Meet Author Liz Flaherty

I’m excited to introduce you this month to author Liz Flaherty. I haven’t read all her romance novels yet, but I’ve read enough to know I love her writing style.

Retired from the post office, Liz spends nonwriting time sewing, quilting, and wanting to travel. The author of 20-some books and her husband Duane share an old farmhouse in North Central Indiana.

Liz thinks one of the things that keeps you young when you quite obviously aren’t anymore is the constant chances you have to reinvent yourself. Her latest professional incarnation is as a fledgling women’s fiction author, and she is enjoying every minute that she’s not scared to death.

She can be reached at lizkflaherty@gmail.com, or please find her at any of the places listed in Linktree at https://linktr.ee/LizFlaherty?subscribe.

Q. When did you start writing, and what title was your first published book?

A. I started writing when I was nine, when my aunt let me practice on her Royal portable typewriter to get me out of her hair. I wrote a very dramatic story a half-page long, single-spaced, in which I made countless errors and used the word conscientiousness when I meant consciousness.

My first published book was Always Annie, a Precious Gems release from Kensington Publishing.

Q. How many books have you written? How has your writing changed along the way?

A. About 20, I think, and several novellas. I think my writing has matured, but it’s still flawed. I’ve learned—I think—to let go of the last story before starting the next one.

Q. Tell us about your Second Chances series books, which are being rereleased under the new series name of A New Season through Singing Tree Publishing. What is Singing Tree Publishing?

A. Singing Tree was meant to be Singing Trees, which is what I called the farm where my dad grew up and where my brother and sister-in-law still live. The creek was bordered with cottonwoods, and they sing as the wind rushes through them. I’m not sure how I dropped the S from Trees, but I most certainly did.

Q. You have been married to the same man for many years, so where does the second chances concept come from?

A. A few rough times in those many years, when the “same man,” who isn’t the same at all, and I, who am not the same, either, have had to fall in love again. But that’s just the start of my reasoning. I think second chances are very important to any relationship that matters.

Q. Harlequin Heartwarming just released Lights, Camera, Christmas Town, a collection of stories, one of which is yours. What was the process for working on this anthology?

A. We’ve been writing Christmas Town stories ever since Melinda Curtis, Anna J. Stewart, and Anna Adams released Christmas, Actually in—I think—2014. We’ve celebrated all kinds of things—Valentine’s Day, class reunion, bake-offs—but the Christmas stories are always my favorites.

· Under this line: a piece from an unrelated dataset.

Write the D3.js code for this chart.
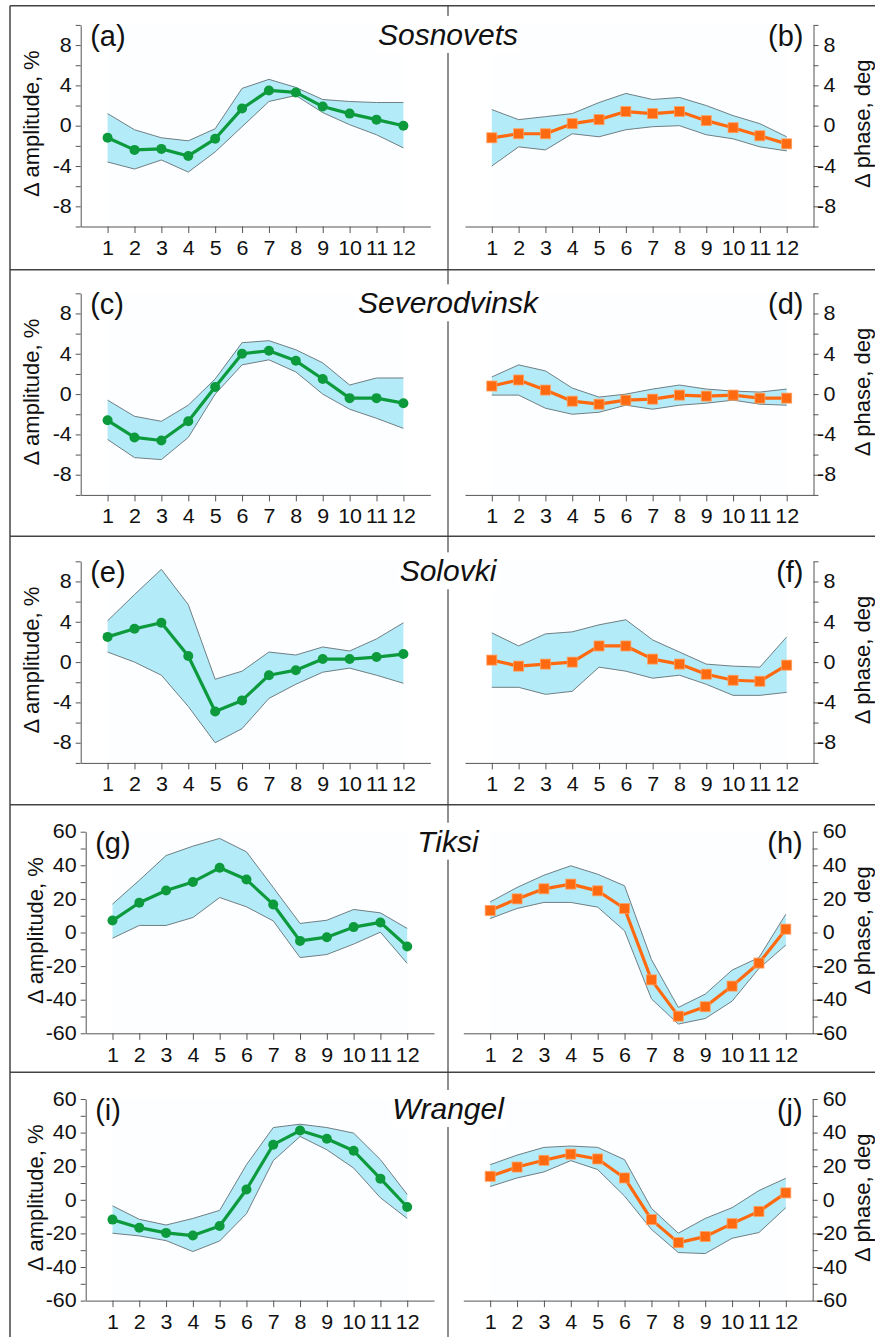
<!DOCTYPE html>
<html>
<head>
<meta charset="utf-8">
<script src="https://cdn.jsdelivr.net/npm/d3@7"></script>
<style>
  body { margin: 0; background: #fff; }
  svg { display: block; font-family: Arial, "Liberation Sans", sans-serif; }
</style>
</head>
<body>
<div id="chart"></div>
<script>
// months on the x axis
const months = [1, 2, 3, 4, 5, 6, 7, 8, 9, 10, 11, 12];
const stations = ["Sosnovets", "Severodvinsk", "Solovki", "Tiksi", "Wrangel"];
const leftLetters = ["(a)", "(c)", "(e)", "(g)", "(i)"];
const rightLetters = ["(b)", "(d)", "(f)", "(h)", "(j)"];

// y tick labels: first three stations use +-10, last two +-60
const smallTicks = [-8, -4, 0, 4, 8];
const smallMinor = [-10, -8, -6, -4, -2, 0, 2, 4, 6, 8, 10];
const bigTicks = [-60, -40, -20, 0, 20, 40, 60];
const bigMinor = [-60, -50, -40, -30, -20, -10, 0, 10, 20, 30, 40, 50, 60];

// amplitude change, %, one row per station
const ampMean = [
  [-1.2, -2.4, -2.3, -3.0, -1.3, 1.7, 3.5, 3.3, 1.9, 1.2, 0.6, 0.0],
  [-2.6, -4.3, -4.6, -2.7, 0.7, 4.0, 4.3, 3.3, 1.5, -0.4, -0.4, -0.9],
  [2.5, 3.3, 3.9, 0.6, -4.9, -3.8, -1.3, -0.8, 0.3, 0.3, 0.5, 0.8],
  [7.1, 17.7, 25.0, 30.1, 38.5, 31.5, 16.7, -5.0, -2.8, 3.2, 6.0, -8.3],
  [-11.8, -16.6, -19.7, -21.3, -15.6, 6.1, 32.8, 41.2, 36.3, 29.2, 12.6, -4.3]
];
const ampHigh = [
  [1.2, -0.4, -1.2, -1.5, -0.3, 3.7, 4.6, 3.8, 2.6, 2.4, 2.3, 2.3],
  [-0.6, -2.2, -2.7, -1.1, 1.5, 5.1, 5.3, 4.4, 3.1, 0.9, 1.6, 1.6],
  [4.1, 6.7, 9.2, 5.7, -1.7, -0.9, 1.0, 0.7, 1.5, 1.1, 2.3, 3.9],
  [16.9, 31.1, 45.8, 51.4, 56.0, 48.0, 26.8, 5.4, 7.3, 13.7, 11.7, 2.4],
  [-3.6, -11.6, -15.0, -11.1, -6.3, 20.9, 43.0, 45.0, 43.0, 39.7, 23.9, 3.2]
];
const ampLow = [
  [-3.6, -4.3, -3.4, -4.6, -2.6, -0.1, 2.4, 3.0, 1.3, 0.1, -0.9, -2.2],
  [-4.5, -6.3, -6.5, -4.3, 0.0, 2.9, 3.4, 2.2, 0.0, -1.5, -2.4, -3.4],
  [1.0, 0.0, -1.3, -4.4, -8.0, -6.6, -3.6, -2.2, -1.0, -0.6, -1.3, -2.1],
  [-3.4, 4.2, 4.2, 8.9, 20.8, 15.3, 6.9, -14.9, -13.1, -6.9, 0.2, -18.4],
  [-19.9, -21.5, -24.3, -30.8, -24.5, -8.3, 23.3, 37.7, 29.8, 18.9, 1.2, -11.1]
];

// phase change, deg, one row per station
const phaseMean = [
  [-1.2, -0.8, -0.8, 0.2, 0.6, 1.4, 1.2, 1.4, 0.5, -0.2, -1.0, -1.8],
  [0.8, 1.4, 0.4, -0.7, -1.0, -0.6, -0.5, -0.1, -0.2, -0.1, -0.4, -0.4],
  [0.2, -0.4, -0.2, 0.0, 1.6, 1.6, 0.3, -0.2, -1.2, -1.8, -1.9, -0.3],
  [13.1, 20.0, 26.0, 28.8, 24.8, 14.3, -28.2, -49.8, -44.2, -31.9, -18.2, 2.0],
  [14.0, 19.5, 23.5, 27.2, 24.3, 13.0, -11.8, -25.5, -21.9, -14.2, -6.9, 4.1]
];
const phaseHigh = [
  [1.6, 0.6, 0.9, 1.2, 2.3, 3.2, 2.6, 2.8, 2.0, 1.0, 0.2, -1.1],
  [1.7, 2.9, 2.3, 0.6, -0.3, 0.0, 0.5, 0.9, 0.5, 0.3, 0.2, 0.5],
  [2.9, 1.6, 2.8, 3.0, 3.7, 4.2, 2.2, 1.0, -0.2, -0.4, -0.5, 2.5],
  [18.2, 26.8, 34.1, 39.7, 34.7, 27.8, -16.1, -44.6, -36.7, -22.4, -14.9, 10.9],
  [20.9, 26.6, 31.2, 32.0, 31.2, 23.9, -5.1, -19.9, -11.1, -4.7, 5.5, 12.8]
];
const phaseLow = [
  [-4.0, -2.1, -2.4, -0.8, -1.1, -0.4, -0.1, 0.0, -0.9, -1.3, -2.1, -2.5],
  [-0.1, -0.1, -1.4, -2.0, -1.8, -1.1, -1.5, -1.1, -0.9, -0.6, -1.0, -1.1],
  [-2.5, -2.5, -3.2, -2.9, -0.5, -0.9, -1.6, -1.3, -2.2, -3.3, -3.3, -3.0],
  [8.3, 14.3, 17.9, 17.9, 15.1, 1.0, -39.5, -54.5, -51.2, -40.9, -21.4, -7.5],
  [7.9, 13.0, 16.6, 23.3, 18.0, 2.2, -17.6, -31.4, -32.0, -22.9, -19.5, -4.7]
];

// layout
const width = 875;
const height = 1337;
const rowLines = [5.7, 269.7, 536.3, 804.7, 1072.3];
const axisTop = [24.9, 293.3, 561.3, 831.7, 1099];
const plotH = 201.6;
const midX = 448;

const bandFill = "#b3ebf8";
const bandLine = "#6f7f84";
const axisColor = "#555";
const green = "#0c9a3c";
const orange = "#ff6a10";
const tickFont = 19.5;
const stretch = 1.1; // labels in the original look a bit wide

const svg = d3.select("#chart")
  .append("svg")
  .attr("width", width)
  .attr("height", height);

// outer frame, row separators and the middle divider
const frame = svg.append("g").attr("stroke", "#444").attr("stroke-width", 1.5).attr("fill", "none");
frame.append("line").attr("x1", 10).attr("x2", 10).attr("y1", rowLines[0]).attr("y2", height + 5);
rowLines.forEach(y => {
  frame.append("line").attr("x1", 10).attr("x2", width + 5).attr("y1", y).attr("y2", y);
});
frame.append("line").attr("x1", midX).attr("x2", midX).attr("y1", rowLines[0]).attr("y2", height + 5)
  .attr("stroke-width", 1.2);

function drawPanel(row, side) {
  const big = row >= 3;
  const lim = big ? 60 : 10;
  const top = axisTop[row];
  const xRange = side === "left"
    ? (big ? [85.7, 434] : [80.7, 430.3])
    : (big ? [463.3, 812.7] : [465, 813.5]);

  const x = d3.scaleLinear().domain([0, 13]).range(xRange);
  const y = d3.scaleLinear().domain([-lim, lim]).range([top + plotH, top]);

  const mean = side === "left" ? ampMean[row] : phaseMean[row];
  const hi = side === "left" ? ampHigh[row] : phaseHigh[row];
  const lo = side === "left" ? ampLow[row] : phaseLow[row];
  const major = big ? bigTicks : smallTicks;
  const minor = big ? bigMinor : smallMinor;

  const g = svg.append("g");

  // faint plot background between first and last month
  g.append("rect")
    .attr("x", x(months[0])).attr("width", x(months[11]) - x(months[0]))
    .attr("y", top).attr("height", plotH)
    .attr("fill", "#fcfeff");

  // uncertainty band
  const area = d3.area()
    .x((d, i) => x(months[i]))
    .y0((d, i) => y(lo[i]))
    .y1(d => y(d));
  g.append("path").datum(hi).attr("d", area).attr("fill", bandFill);

  const edge = d3.line().x((d, i) => x(months[i])).y(d => y(d));
  [hi, lo].forEach(arr => {
    g.append("path").datum(arr).attr("d", edge)
      .attr("fill", "none").attr("stroke", bandLine).attr("stroke-width", 1);
  });

  // axes
  const yAxis = (side === "left" ? d3.axisLeft(y) : d3.axisRight(y))
    .tickValues(minor)
    .tickSize(5)
    .tickSizeOuter(0)
    .tickFormat(d => major.includes(d) ? String(d) : "");
  const ya = g.append("g")
    .attr("transform", `translate(${side === "left" ? xRange[0] : xRange[1]},0)`)
    .call(yAxis);

  const xa = g.append("g")
    .attr("transform", `translate(0,${top + plotH})`)
    .call(d3.axisBottom(x).tickValues(months).tickSize(6.5).tickSizeOuter(0).tickPadding(8));

  [ya, xa].forEach(a => {
    a.selectAll("path, line").attr("stroke", axisColor).attr("stroke-width", 1);
    a.selectAll("text").attr("fill", "#111").attr("font-size", tickFont)
      .attr("font-family", "Arial, 'Liberation Sans', sans-serif")
      .attr("transform", `scale(${stretch},1)`);
  });
  if (side === "right") {
    // minus sign hangs to the left of the digits
    ya.selectAll("text").attr("x", d => (d < 0 ? 3.5 : 10) / stretch);
  } else {
    ya.selectAll("text").attr("x", -9 / stretch);
  }

  // mean curve and markers
  const color = side === "left" ? green : orange;
  g.append("path").datum(mean).attr("d", edge)
    .attr("fill", "none").attr("stroke", color).attr("stroke-width", 3.2)
    .attr("stroke-linejoin", "round");

  if (side === "left") {
    g.selectAll(".dot").data(mean).join("circle")
      .attr("cx", (d, i) => x(months[i]))
      .attr("cy", d => y(d))
      .attr("r", 5)
      .attr("fill", green);
  } else {
    g.selectAll(".sq").data(mean).join("rect")
      .attr("x", (d, i) => x(months[i]) - 5)
      .attr("y", d => y(d) - 5)
      .attr("width", 10).attr("height", 10)
      .attr("fill", orange)
      .attr("stroke", "#ffa060").attr("stroke-width", 0.8);
  }

  // panel letter
  g.append("text")
    .attr("x", side === "left" ? xRange[0] + 9.5 : xRange[1] - 10)
    .attr("y", top + 21)
    .attr("text-anchor", side === "left" ? "start" : "end")
    .attr("font-size", 29)
    .attr("fill", "#111")
    .text(side === "left" ? leftLetters[row] : rightLetters[row]);

  // y axis title
  const tx = side === "left" ? (big ? 43 : 38.5) : 870;
  g.append("text")
    .attr("transform", `translate(${tx},${top + plotH / 2 - 2}) rotate(-90)`)
    .attr("text-anchor", "middle")
    .attr("font-size", 22)
    .attr("fill", "#111")
    .text(side === "left" ? "\u0394 amplitude, %" : "\u0394 phase, deg");
}

for (let r = 0; r < stations.length; r++) {
  drawPanel(r, "left");
  drawPanel(r, "right");

  // station name with a white patch over the divider
  const tg = svg.append("g");
  const t = tg.append("text")
    .attr("x", midX)
    .attr("y", axisTop[r] + 20)
    .attr("text-anchor", "middle")
    .attr("font-size", 30)
    .attr("font-style", "italic")
    .attr("fill", "#111")
    .text(stations[r]);
  const b = t.node().getBBox();
  tg.insert("rect", "text")
    .attr("x", b.x - 2).attr("y", b.y - 2)
    .attr("width", b.width + 4).attr("height", b.height + 4)
    .attr("fill", "#fff");
}
</script>
</body>
</html>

This year, a movie’s being made of a previous Christmas Town romance, and the entire cast and crew seems to be finding love, whether they’re looking for it or not! 😊

Q. Fun question: If you had the time and skill to add another totally different occupation in your life, what would you like to do?

A. Totally different? There are two. I’d like to have a user-friendly quilt shop OR a writer-friendly coffee shop. So, since I’ve written quilt shops more than once and coffee shops … yeah … more than once, maybe not too different.

Q. Anything else you’d like to add?

A. I’m at the winding-things-down stage in my career, and it makes everything sort of bittersweet, with me thinking This may be the last time I do this … about different things. I’m always so happy to talk to other writers, though, so no matter where I’m at, thanks for inviting me to your place!

Q. What is your favorite grammar—or general writing—pet peeve?

A. How long do you have? One, which I think is fairly regional, is “I seen …” Another is the constant mix-up of their, they’re, and there. Yet another—and I’ll stop now—is the attempted hijacking of the Oxford comma.